Can an OS on Raspberry Pi run with a write-protected SD card? Or is there anything that requires write-access to the SD card when the OS is being used?
The short answer is yes, Linux and by extension, the RPi can be run from a read only SD card, but some things do need the ability to write and then later read from somewhere.
To set up what you're asking for, you have a couple options:
You can setup linux so that the sections of the filesystem that need to be writeable are mounted to tmpfs. This will put all the filesystem writes into a RAM disk.

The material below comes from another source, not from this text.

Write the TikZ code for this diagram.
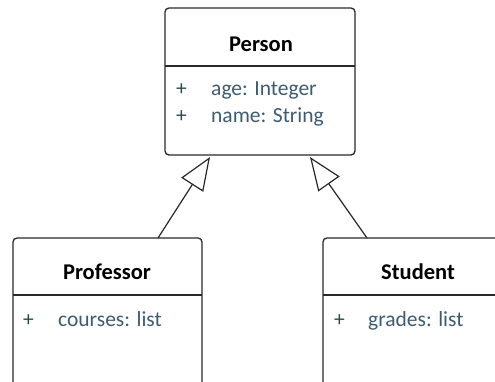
\documentclass[tikz,border=0pt]{standalone}
\usepackage{fontspec}
\setmainfont{Carlito}
\usetikzlibrary{arrows.meta}
\definecolor{attrc}{RGB}{62,92,112}
\definecolor{plusc}{RGB}{40,78,82}
\definecolor{linec}{RGB}{40,40,40}
\tikzset{
  classbox/.style={draw=linec, line width=1.3pt, fill=white, rounded corners=4pt, inner sep=0pt},
  divider/.style={draw=linec, line width=1.3pt},
  titletxt/.style={font=\fontsize{22.5}{26}\selectfont\bfseries, text=black, inner sep=0pt},
  attrtxt/.style={font=\fontsize{21.5}{25}\selectfont, text=attrc, inner sep=0pt, anchor=base west},
  plustxt/.style={font=\fontsize{21.5}{25}\selectfont, text=plusc, inner sep=0pt, anchor=base west},
  gen/.style={draw=linec, line width=1.2pt, -{Triangle[open, length=33pt, width=26pt, line width=1.2pt]}}
}
\begin{document}
\begin{tikzpicture}[x=1pt, y=-1pt]
\useasboundingbox (0,0) rectangle (495,381);
\clip (0,0) rectangle (495,381);
% Person
\node[classbox, minimum width=190pt, minimum height=147pt] (person) at (260,81.5) {};
\draw[divider] (165,66) -- (355,66);
\node[titletxt] (ptitle) at (261,44) {Person};
\node[plustxt] (pp1) at (176,95) {+};
\node[attrtxt] (pa1) at (211,95) {age: Integer};
\node[plustxt] (pp2) at (176,122) {+};
\node[attrtxt] (pa2) at (211,122) {name: String};
% Professor
\node[classbox, minimum width=189pt, minimum height=200pt] (prof) at (107.5,338) {};
\draw[divider] (13,295) -- (202,295);
\node[titletxt] (proftitle) at (107,272) {Professor};
\node[plustxt] (prp1) at (23,326) {+};
\node[attrtxt] (pra1) at (58,326) {courses: list};
% Student
\node[classbox, minimum width=200pt, minimum height=200pt] (stud) at (423,338) {};
\draw[divider] (323,295) -- (523,295);
\node[titletxt] (studtitle) at (418,272) {Student};
\node[plustxt] (sp1) at (334,326) {+};
\node[attrtxt] (sa1) at (368,326) {grades: list};
% Generalisation connectors
\coordinate (profTop) at (158,238);
\coordinate (tipL) at (210,157);
\coordinate (studTop) at (367,238);
\coordinate (tipR) at (310,157);
\draw[gen] (profTop) -- (tipL);
\draw[gen] (studTop) -- (tipR);
\end{tikzpicture}
\end{document}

The benefits of this solution is that they may speed up your RPi, especially on slower cards, but you will lose information on reboot. This may or may not be a problem based on your setup, but a UPS could significantly reduce the possible impact
Some people prefer that their Pi boots from the SD card, and then loads the OS from a flash drive or eHDD. This will significantly reduce writes to the SD card, and will retain information between reboots. Performance will vary pretty wildly based on the USB device, but it's a viable option.
The details on how to setup either of these is out of the scope of this site, but you should be able to find a tutorial for either fairly easily on Google.
Try piCore OS, a Tiny Core Linux based rpi distribution.
Its a special linux distribution that runs from RAM and it needs an sdcard for booting and reading the settings only (read only). You can reboot the pi any time with no risks of corrupting the sdcard.
Heres a link to 6.0 release: http://forum.tinycorelinux.net/index.php?topic=17945.0
Nard SDK uses the SD card only during boot and then runs entirely from RAM. It's designed for remotely located long-lived embedded systems.